I’m assuming I need to tailor the get_distance.sh script to suite my system? But I’m not sure how to do that. I appreciate the help!

Thanks

The error messages indicate typographical mistakes in your command line.

Thank you so much for your help, I’ve made it to the last step, the WHAM analysis. Unfortunately, once again, I’ve run into a problem I don’t understand. The WHAM analysis of the PMF (Figure A) is very far off the results I’m attempting to replicate (Figure B - Yellow line). I changed the md_pull.mdp, npt_umbrella.mdp and md_umbrella.mdp to pull along the x- y- z-axis and followed the instructions from the tutorial. After, the umbrella*.tpr and umbrella*_pullf.xvg files were concatenated to tpr-files.dat and pullf-files.dat, respectively and a WHAM analysis was run with:

gmx wham -it tpr-files.dat -if pullf-files.dat -o -hist -unit kCal

Thanks for all your help!

You have several regions of very poor sampling. Inspect the histograms and you will see a lack of overlap. This means your window setup and/or force constants are not optimized.

Hello,

Apologies for the late reply, I’ve been trying different settings in the .mdp files (changing the pull_coord1_rate and pull_coord1_k). I see a difference in the pmf graph, however, nothing that resembles the original graph I’m trying to replicate. Is there another way to find the optimal settings for Umbrella Sampling? Or does it come by brute force of trial and error? Are there other settings I should be changing as well?

Thanks again for your help, seems like I need to optimise my system

If you’re trying to reproduce someone else’s result, follow the exact method they have published. If that doesn’t work or you don’t have enough details, contact the authors for more information.
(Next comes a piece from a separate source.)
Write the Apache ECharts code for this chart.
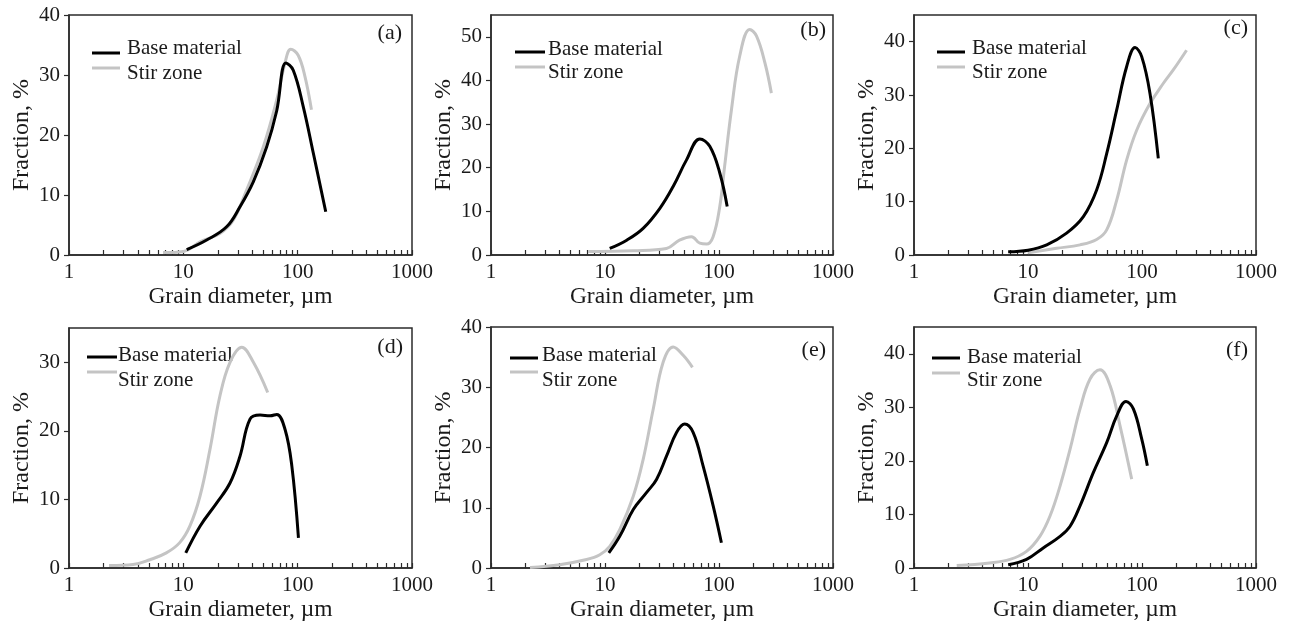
<!DOCTYPE html>
<html>
<head>
<meta charset="utf-8">
<script src="https://cdn.jsdelivr.net/npm/echarts@6/dist/echarts.min.js"></script>
<style>html,body{margin:0;padding:0;background:#fff}#c{width:1291px;height:623px}</style>
</head>
<body>
<div id="c"></div>
<script>
// ---- data: [grain diameter (µm), fraction (%)] ----
const baseA = [[10.7,0.9],[16,2.5],[23.9,4.7],[31.2,8],[40.9,12.2],[53.5,18],[65.5,24],[79,32],[91.5,30.8],[112,24.7],[137,17],[176,7.2]];
const stirA = [[6.65,0.4],[10,0.6],[14,2.2],[20.9,3.6],[27.3,5.8],[35.7,10.8],[50,18],[65.5,25.8],[77.5,32],[87,34.3],[101,33.3],[116,29.7],[132,24.2]];
const baseB = [[11,1.5],[15.5,3.4],[21.6,6.1],[30.3,10.7],[39.6,15.7],[51.9,21.8],[67.9,26.6],[83,24.9],[101.6,18.8],[118,11.1]];
const stirB = [[7.1,0.8],[17.7,1.0],[34.6,1.5],[45,3.4],[57.4,4.2],[67.9,2.7],[77.7,2.5],[88.8,4.2],[101.6,11.1],[112,20.3],[128.6,33.3],[152,45.6],[186,51.7],[213,50.2],[253,44],[288,37.1]];
const baseC = [[6.7,0.6],[10,0.9],[14.6,1.9],[21.8,4.1],[30.6,7.2],[40,12.2],[49,19],[60,27.2],[73.3,35.3],[87,38.9],[99.4,37.2],[117.5,30.3],[139,18.1]];
const stirC = [[10,0.4],[17.8,1.25],[28.6,1.9],[40,2.9],[49,4.7],[60,10.3],[73.3,17.8],[89.8,23.4],[117.5,28.4],[154,32.2],[188,34.7],[246,38.4]];
const baseD = [[10.5,2.2],[14,6.1],[19.6,9.5],[25.6,12.4],[31.3,16.3],[38.3,21.7],[46.9,22.3],[57.4,22.2],[65.6,22.4],[77.6,20.2],[88.9,14.9],[101.6,4.4]];
const stirD = [[2.24,0.35],[3.64,0.5],[5.1,1.2],[7.1,2.2],[9.3,3.7],[11.4,6.1],[14,10.5],[17.1,17.3],[20.9,25.1],[25.6,30],[32.4,32.2],[41,30],[54.7,25.6]];
const baseE = [[10.8,2.5],[13.5,5.3],[17.7,9.7],[23.1,12.5],[28.3,14.7],[34.7,18.6],[42.4,22.5],[50,23.9],[59.3,22.5],[72.6,16.9],[88.9,10.3],[105,4.2]];
const stirE = [[2.2,0.1],[4.0,0.55],[6.9,1.4],[9.0,2.2],[11,3.6],[13.5,6.4],[17.7,11.9],[21.6,18],[26.5,26.4],[32.4,34.2],[39.6,36.7],[48.5,35.3],[58.5,33.3]];
const baseF = [[6.7,0.6],[9.7,1.6],[13.6,3.75],[19.1,5.9],[23.4,7.8],[28.6,11.6],[37.4,17.8],[49,23.4],[60,28.4],[72.4,31.1],[84,29.7],[99.4,24.1],[111.4,19.1]];
const stirF = [[2.37,0.45],[4.6,0.95],[6.95,1.6],[9.7,3.1],[12.7,5.9],[15.6,9.7],[19.1,15.3],[23.4,22.2],[28.6,29.7],[35,35.3],[42.8,37],[52.4,34.1],[64.1,26.6],[81.2,16.6]];

const panelLabels = ['(a)','(b)','(c)','(d)','(e)','(f)'];
const yMaxes = [40, 55, 45, 35, 40, 45];
const yTickValues = [[0,10,20,30,40],[0,10,20,30,40,50],[0,10,20,30,40],[0,10,20,30],[0,10,20,30,40],[0,10,20,30,40]];
const xTickValues = [1,2,3,4,5,6,7,8,9,10,20,30,40,50,60,70,80,90,100,200,300,400,500,600,700,800,900,1000];
const xLabelValues = [1, 10, 100, 1000];
const seriesNames = ['Base material', 'Stir zone'];
const xName = 'Grain diameter, µm';
const yName = 'Fraction, %';

const baseSets = [baseA, baseB, baseC, baseD, baseE, baseF];
const stirSets = [stirA, stirB, stirC, stirD, stirE, stirF];

// ---- layout ----
const grids = [
  {left: 69, top: 15, width: 343, height: 240},
  {left: 491, top: 15, width: 342, height: 240},
  {left: 914, top: 15, width: 342, height: 240},
  {left: 69, top: 328, width: 343, height: 240},
  {left: 491, top: 327, width: 342, height: 241},
  {left: 914, top: 327, width: 342, height: 241}
];
// legend: [lineStart, lineEnd, textX, line1Y, line2Y, text1Y, text2Y] relative to grid
const legendPos = [
  [23, 51, 58, 38, 53, 33, 58],
  [24, 54, 57, 37, 52, 34, 57],
  [23, 51, 58, 37, 52, 33, 57],
  [18, 48, 49, 29, 44, 27, 52],
  [19, 47, 51, 31, 45, 28, 53],
  [18, 46, 53, 31, 46, 30, 53]
];
// panel label: right x offset from grid right, y relative to grid top
const labelPos = [[10, 18], [7, 15], [8, 13], [9, 19], [7, 23], [8, 23]];

const FONT = 'Liberation Serif';
const BLACK = '#000000';
const GREY = '#c4c4c4';
const AX = '#2b2b2b';
const TXT = '#1a1a1a';

const option = {
  backgroundColor: '#ffffff',
  animation: false,
  textStyle: {fontFamily: FONT},
  grid: [], xAxis: [], yAxis: [], series: [], graphic: []
};

grids.forEach((g, i) => {
  option.grid.push(Object.assign({show: true, borderColor: AX, borderWidth: 1.5, backgroundColor: 'transparent'}, g));
  option.xAxis.push({
    type: 'log', logBase: 10, min: 1, max: 1000, gridIndex: i,
    name: xName, nameLocation: 'middle', nameGap: 30,
    nameTextStyle: {fontFamily: FONT, fontSize: 23.5, color: TXT},
    axisLine: {show: true, lineStyle: {color: AX, width: 1.5}},
    axisTick: {show: true, inside: true, length: 5, customValues: xTickValues, lineStyle: {color: AX, width: 1.2}},
    axisLabel: {fontFamily: FONT, fontSize: 21, color: TXT, margin: 7, customValues: xLabelValues,
      formatter: v => String(Math.round(v))},
    splitLine: {show: false}
  });
  option.yAxis.push({
    type: 'value', min: 0, max: yMaxes[i], interval: 10, gridIndex: i,
    name: yName, nameLocation: 'middle', nameGap: 35,
    nameTextStyle: {fontFamily: FONT, fontSize: 24, color: TXT},
    axisLine: {show: true, lineStyle: {color: AX, width: 1.5}},
    axisTick: {show: true, inside: false, length: 5, customValues: yTickValues[i], lineStyle: {color: AX, width: 1.2}},
    axisLabel: {fontFamily: FONT, fontSize: 21, color: TXT, margin: 9, customValues: yTickValues[i]},
    splitLine: {show: false}
  });
  option.series.push({
    name: seriesNames[1], type: 'line', xAxisIndex: i, yAxisIndex: i,
    data: stirSets[i], smooth: 0.4, symbol: 'none',
    lineStyle: {color: GREY, width: 3}, itemStyle: {color: GREY}, z: 2
  });
  option.series.push({
    name: seriesNames[0], type: 'line', xAxisIndex: i, yAxisIndex: i,
    data: baseSets[i], smooth: 0.4, symbol: 'none',
    lineStyle: {color: BLACK, width: 3}, itemStyle: {color: BLACK}, z: 3
  });
  const lp = legendPos[i];
  option.graphic.push(
    {type: 'line', shape: {x1: g.left + lp[0], y1: g.top + lp[3], x2: g.left + lp[1], y2: g.top + lp[3]}, style: {stroke: BLACK, lineWidth: 3}, silent: true},
    {type: 'line', shape: {x1: g.left + lp[0], y1: g.top + lp[4], x2: g.left + lp[1], y2: g.top + lp[4]}, style: {stroke: GREY, lineWidth: 3}, silent: true},
    {type: 'text', x: g.left + lp[2], y: g.top + lp[5], style: {text: seriesNames[0], font: '21px "Liberation Serif"', fill: TXT, verticalAlign: 'middle'}, silent: true},
    {type: 'text', x: g.left + lp[2], y: g.top + lp[6], style: {text: seriesNames[1], font: '21px "Liberation Serif"', fill: TXT, verticalAlign: 'middle'}, silent: true},
    {type: 'text', x: g.left + g.width - labelPos[i][0], y: g.top + labelPos[i][1], style: {text: panelLabels[i], font: '22px "Liberation Serif"', fill: TXT, align: 'right', verticalAlign: 'middle'}, silent: true}
  );
});

const chart = echarts.init(document.getElementById('c'), null, {renderer: 'canvas'});
chart.setOption(option);
</script>
</body>
</html>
I’ll get in touch with them and try to replicate the results. Thanks so much for your help over the past few days, I appreciate it.

Hello!
I followed their exact method and I still arrive at the same pmf graph I showed earlier. One difference that was pointed out to me was a difference in software version. The author used 2021.3 and I used 2021.4-gpuvolta. As a research student with deadlines, I have been given access to a supercomputer, hence the “gpuvolta”. Is it better to use the latest GROMACS version (2025.2-gpu) or download and install 2021.3. If the latter, how do I install it as a gpu compatible version? Also, do the .mdp files change between software versions?

Thank you

It is unlikely that a minor software version led to the issue. The difficulty reality is that umbrella sampling results are notoriously difficult to reproduce. Your reaction coordinate has many areas of poor sampling, so either you need to add more windows or adjust the force constants.